Some Common Construction Cost Estimate Mistakes

Coming up with an accurate estimate is essential to selecting profitable projects and submitting solid bids. Too often, construction companies fail to generate expected profits on a job because they underestimated the costs. And it’s not surprising; estimating isn’t easy. There are some typical construction cost estimate mistakes that account for many inaccurate calculations.

In fact, according to a survey by QuickBooks and TSheets, 1 in 3 construction companies make less profit than they expect to earn based on their initial estimate. If you’re one of them, take a few minutes to review these common construction cost estimate mistakes to help home in on where you’re going wrong.

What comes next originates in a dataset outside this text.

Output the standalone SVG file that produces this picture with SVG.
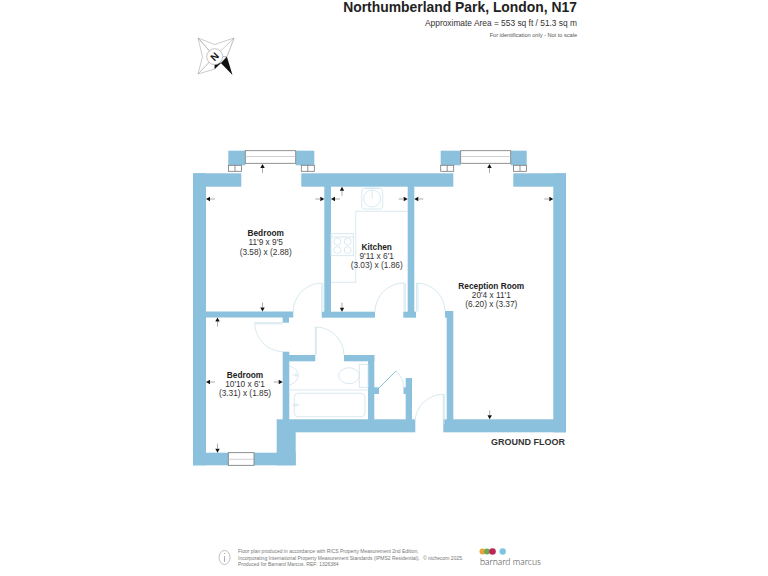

Estimating Mistakes on Construction Projects

  • Skipping the site visit – Site visits and pre-bid meetings are key opportunities to better understand the scope of the work, ground conditions and other environmental factors, staging space, and more about the job. Survey the site thoroughly and attend any meetings.
  • Incorrect takeoffs – Without an accurate accounting of materials quantities, you can’t possibly arrive at an accurate estimate. There’s some helpful takeoff software available today that can really help you accurately gauge your materials needs.
  • Inaccurate labor costs – Labor costs are often the hardest to get right, making them one of the most common construction cost estimate mistakes. Keep detailed records of labor costs from every project, and you’ll soon have good data to assist with this aspect. Also, remember that more experienced workers with higher pay should also be more efficient.
  • Inadequate risk assessment and planning – Every estimate should take into account the foreseeable risks on the job, how you’ll mitigate them, and the contingency plans. And the bigger the risk, the more you should spend on mitigating it.
  • Making uneducated guesses – Estimates by nature involve some guesswork, but it should always be educated guessing. Again, keep detailed records to build up strong historical data to help inform your estimates. And take the time to investigate answers to the questions that come up when you’re doing your calculations.
  • Failing to double check the estimate – Everyone makes mistakes. Review every estimate to ensure that measurements, quantities, costs, and other numbers were entered correctly and that all the math was done right.
  • Not reviewing subcontractor estimates – If your estimate is affected by subcontractor estimates, make sure you look them over too. See that they understand the scope of their work, that they did their due diligence in creating an estimate, and that they got their numbers and math right.